Of all the ten days of Onam, the first day (Atham), the ninth day (Uthradam) and the tenth day (Thiruvonam) stand out for their elevated significance among the masses. Other seven days also witness a diversity of actions spread across the state, however, they never match the first and the last day in terms of splendour and grandiose.
Starting the 10 days of Onam festivities, Atham, the first day, is deemed auspicious by the Keralites, who observe it with early bath, the cleaning of house and the prayer at a nearby temple. The second day, Chithira, keeps people in the festive mood when many seek divine blessings. The third day, Chothi or chodi, is popular for joyful shopping, and marked by buzzing markets and people buying new clothes, frills etc.

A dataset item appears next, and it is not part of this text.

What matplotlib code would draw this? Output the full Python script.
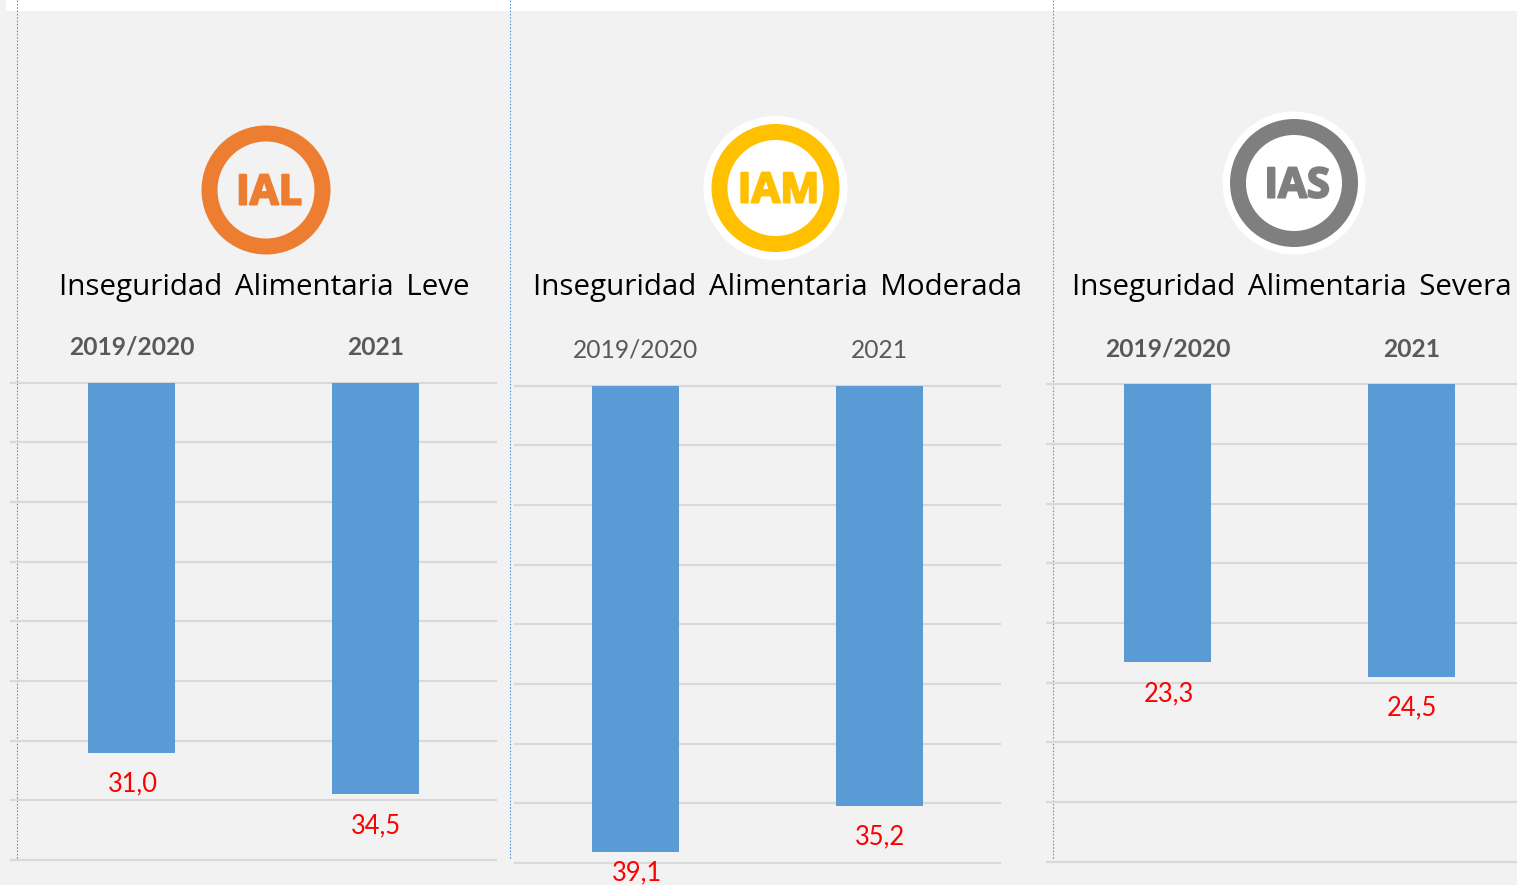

Visakam, the fourth day, is also spent in shopping and household activities, and people can be seen busy in both. The Vallamkali Boat Race is the major attraction of the fifth day, which is organized on the banks of river Pamba at Aranmulla. Many cultural programmes, social get-together and mutual camaraderie are a speciality of the sixth day, Thriketa. The seventh day, Moolam, is spent on shopping, as the busy people anticipating the last days can be seen.
Pooradam, the eighth day, is the day when a popular ritual is organized wherein the people make clay idols, known as Ma. On the ninth day, Uthradam, the mutual exchange of farm products is done between the family members. On the tenth day of Onam, Thiruvonam, the chants of “Onaashmsakal” fill the air, where people wish and greet each other, and welcome the King Mahabali.